By Rabbi Ben Kamin
SAN DIEGO — To quote from historian Diane McWhorter’s recent essay in The New York Times, “If you recognized the name of only one of the two greats who succumbed to cancer [last] Wednesday, that’s perhaps because the work of the Rev. Fred L. Shuttlesworth, who died at 89 in a hospital in Birmingham, Ala., was about as low-tech as it gets.” The comparison was to the remarkable Steve Jobs, who was only 56, and who changed the way we exist.
They were both very great men, even as they could not have been more dissimilar. Jobs dealt with cyber-memory; Shuttlesworth created memory. Jobs was the ultimate technician; Shuttlesworth an undisciplined pastoral soldier. Jobs gave us new ways to communicate; Shuttlesworth taught us how to talk to one another. Jobs endowed us with unlimited texting; Shuttlesworth exhorted us with unlimited testing.
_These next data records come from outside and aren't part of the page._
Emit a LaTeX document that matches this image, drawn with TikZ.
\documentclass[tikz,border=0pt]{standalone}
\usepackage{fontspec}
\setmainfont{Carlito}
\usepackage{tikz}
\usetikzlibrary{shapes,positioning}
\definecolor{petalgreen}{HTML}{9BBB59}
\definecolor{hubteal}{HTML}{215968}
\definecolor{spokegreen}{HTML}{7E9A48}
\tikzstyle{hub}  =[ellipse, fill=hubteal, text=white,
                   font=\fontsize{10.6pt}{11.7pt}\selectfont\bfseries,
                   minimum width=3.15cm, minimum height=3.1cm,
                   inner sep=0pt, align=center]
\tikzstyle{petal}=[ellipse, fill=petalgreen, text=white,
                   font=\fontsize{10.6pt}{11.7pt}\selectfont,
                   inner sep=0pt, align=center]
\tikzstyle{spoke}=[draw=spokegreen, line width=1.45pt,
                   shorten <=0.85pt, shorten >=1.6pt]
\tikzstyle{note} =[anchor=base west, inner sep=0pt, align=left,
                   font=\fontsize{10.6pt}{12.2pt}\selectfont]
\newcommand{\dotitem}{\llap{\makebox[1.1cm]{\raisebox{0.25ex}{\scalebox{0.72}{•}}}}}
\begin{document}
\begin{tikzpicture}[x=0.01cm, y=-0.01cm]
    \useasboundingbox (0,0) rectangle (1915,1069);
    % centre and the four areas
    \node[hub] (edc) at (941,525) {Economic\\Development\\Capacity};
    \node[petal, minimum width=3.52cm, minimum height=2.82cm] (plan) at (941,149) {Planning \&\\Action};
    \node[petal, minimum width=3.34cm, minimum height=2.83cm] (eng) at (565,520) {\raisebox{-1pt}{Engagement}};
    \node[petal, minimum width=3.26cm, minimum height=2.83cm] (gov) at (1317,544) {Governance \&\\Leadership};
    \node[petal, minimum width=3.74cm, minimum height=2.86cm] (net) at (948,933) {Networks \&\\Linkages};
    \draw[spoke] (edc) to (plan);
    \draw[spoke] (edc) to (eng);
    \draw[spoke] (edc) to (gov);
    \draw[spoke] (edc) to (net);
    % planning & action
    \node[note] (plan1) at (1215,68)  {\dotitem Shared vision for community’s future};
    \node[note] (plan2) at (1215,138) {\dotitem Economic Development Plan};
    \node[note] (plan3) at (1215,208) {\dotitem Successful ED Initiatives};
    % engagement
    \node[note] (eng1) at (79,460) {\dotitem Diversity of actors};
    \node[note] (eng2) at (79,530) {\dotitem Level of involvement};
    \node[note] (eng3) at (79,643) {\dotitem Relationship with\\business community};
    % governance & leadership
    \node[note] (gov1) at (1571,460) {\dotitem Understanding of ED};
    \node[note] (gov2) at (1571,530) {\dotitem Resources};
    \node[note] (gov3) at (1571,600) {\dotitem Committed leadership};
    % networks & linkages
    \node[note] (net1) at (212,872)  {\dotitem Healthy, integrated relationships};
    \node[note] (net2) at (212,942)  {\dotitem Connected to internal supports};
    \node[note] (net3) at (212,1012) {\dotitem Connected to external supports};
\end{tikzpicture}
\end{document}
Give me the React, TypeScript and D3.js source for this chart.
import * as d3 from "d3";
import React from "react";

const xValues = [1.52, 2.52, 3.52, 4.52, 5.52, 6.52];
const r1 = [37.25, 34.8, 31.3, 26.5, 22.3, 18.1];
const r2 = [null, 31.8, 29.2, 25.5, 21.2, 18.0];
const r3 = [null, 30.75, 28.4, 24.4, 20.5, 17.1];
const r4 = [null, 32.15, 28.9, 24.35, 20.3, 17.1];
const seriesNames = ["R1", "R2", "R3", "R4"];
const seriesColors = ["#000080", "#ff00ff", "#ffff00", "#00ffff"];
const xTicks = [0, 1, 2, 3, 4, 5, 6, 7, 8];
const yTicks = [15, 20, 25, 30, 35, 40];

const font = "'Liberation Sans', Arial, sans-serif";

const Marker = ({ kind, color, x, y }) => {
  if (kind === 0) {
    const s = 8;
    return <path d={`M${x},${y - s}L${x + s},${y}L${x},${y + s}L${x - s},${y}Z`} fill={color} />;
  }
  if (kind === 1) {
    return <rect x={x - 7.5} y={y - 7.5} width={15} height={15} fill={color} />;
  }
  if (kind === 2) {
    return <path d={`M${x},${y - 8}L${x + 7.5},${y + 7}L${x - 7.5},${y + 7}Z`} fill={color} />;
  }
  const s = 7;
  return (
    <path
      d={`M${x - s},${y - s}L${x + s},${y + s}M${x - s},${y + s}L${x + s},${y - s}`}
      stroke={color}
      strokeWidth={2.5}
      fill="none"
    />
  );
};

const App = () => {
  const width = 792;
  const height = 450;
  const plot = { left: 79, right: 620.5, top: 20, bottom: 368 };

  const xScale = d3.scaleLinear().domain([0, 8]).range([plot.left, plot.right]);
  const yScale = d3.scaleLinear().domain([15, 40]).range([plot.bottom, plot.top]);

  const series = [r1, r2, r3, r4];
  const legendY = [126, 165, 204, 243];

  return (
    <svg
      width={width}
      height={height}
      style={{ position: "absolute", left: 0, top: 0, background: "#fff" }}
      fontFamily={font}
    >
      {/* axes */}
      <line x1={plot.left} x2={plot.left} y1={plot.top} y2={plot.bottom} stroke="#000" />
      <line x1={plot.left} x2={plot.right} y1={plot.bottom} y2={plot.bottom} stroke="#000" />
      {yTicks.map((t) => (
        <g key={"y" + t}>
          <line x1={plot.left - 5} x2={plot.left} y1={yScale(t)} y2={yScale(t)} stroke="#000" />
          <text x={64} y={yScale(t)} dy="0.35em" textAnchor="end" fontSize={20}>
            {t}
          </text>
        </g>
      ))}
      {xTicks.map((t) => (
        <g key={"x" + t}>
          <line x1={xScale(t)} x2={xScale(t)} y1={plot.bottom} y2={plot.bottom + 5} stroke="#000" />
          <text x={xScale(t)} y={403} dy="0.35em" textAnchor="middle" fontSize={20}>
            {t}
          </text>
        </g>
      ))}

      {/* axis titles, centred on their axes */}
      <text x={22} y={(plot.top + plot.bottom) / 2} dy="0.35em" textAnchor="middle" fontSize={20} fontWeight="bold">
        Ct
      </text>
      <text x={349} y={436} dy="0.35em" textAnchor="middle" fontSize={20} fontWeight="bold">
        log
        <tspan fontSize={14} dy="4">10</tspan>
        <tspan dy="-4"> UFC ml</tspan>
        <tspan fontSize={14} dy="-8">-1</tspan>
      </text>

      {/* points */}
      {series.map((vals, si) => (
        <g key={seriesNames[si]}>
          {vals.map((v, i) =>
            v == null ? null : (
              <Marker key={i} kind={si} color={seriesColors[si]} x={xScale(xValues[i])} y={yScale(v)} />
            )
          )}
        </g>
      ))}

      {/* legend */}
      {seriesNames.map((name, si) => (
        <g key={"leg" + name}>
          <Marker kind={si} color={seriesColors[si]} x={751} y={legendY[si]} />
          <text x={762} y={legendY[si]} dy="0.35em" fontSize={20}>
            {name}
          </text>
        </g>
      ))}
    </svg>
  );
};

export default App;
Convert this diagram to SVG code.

Though both men arrived in heaven on the same day, there had to have been two very different portals. Steve Jobs, who heroically battled a devastating cancer and died much too young, doubtless entered a digital password. Fred Shuttlesworth, who managed to survive atrocious racist beatings and frequent unmerited jail stays, probably greeted the angels with a burst of psaltery and a few hard questions about the social structure of paradise.
I use the instruments of Steve Jobs’ genius; I live off the blood and guts of Rev. Fred Shuttlesworth’s uncompromising Southern ministry, which was spent in moral outrage and not a little physical pain and under the shadow of the other two members of the civil rights troika, Martin Luther King, Jr. and Ralph David Abernathy.
One incidental similarity between the white scientific prodigy and the black soldier of freedom was their healthy egos. Neither man had great patience for colleagues or protégés who lacked energy, ideas, or follow-through. Shuttlesworth, though linked with King, often admonished King—or worse—for the latter’s abundant polish and rhetoric but alleged deficiency of presence in some of the genuinely treacherous, even deadly confrontations with the ruthless, Pharaonic, Southern sheriffs and deputies in Alabama, Mississippi, and elsewhere who systemically savaged, butchered, and raped black people with state sanction not that long ago.
The fact that King was assassinated at 39 and Shuttlesworth, in spite of many physical attacks, lived to a ripe old age abrogates the criticism. But it was there, and it was unmistakably Fred Shuttlesworth: uncompromising, willful, and undaunted by prison, criticism, and the bombings that afflicted both his home and his church. King and his Atlanta entourage would have never been able to confront the fire-hoses, floggings, and vicious dogs of Birmingham police chief Eugene “Bull” Connor in 1963 had not the hometown pastor already set the stage for the historic confrontation by laying himself literally on the line in the prior months.
A legacy note: My kids are in touch with just about anybody at any time, happily and bloodlessly, with their cell phones and apps thanks to the brilliance of Steve Jobs. My kids are also free to mingle with anybody, anywhere in this land thanks to the blood and righteousness of Fred Shuttlesworth. One said, “iPhone.” The other declared, “I Am Somebody!” I know who I’d have rather met.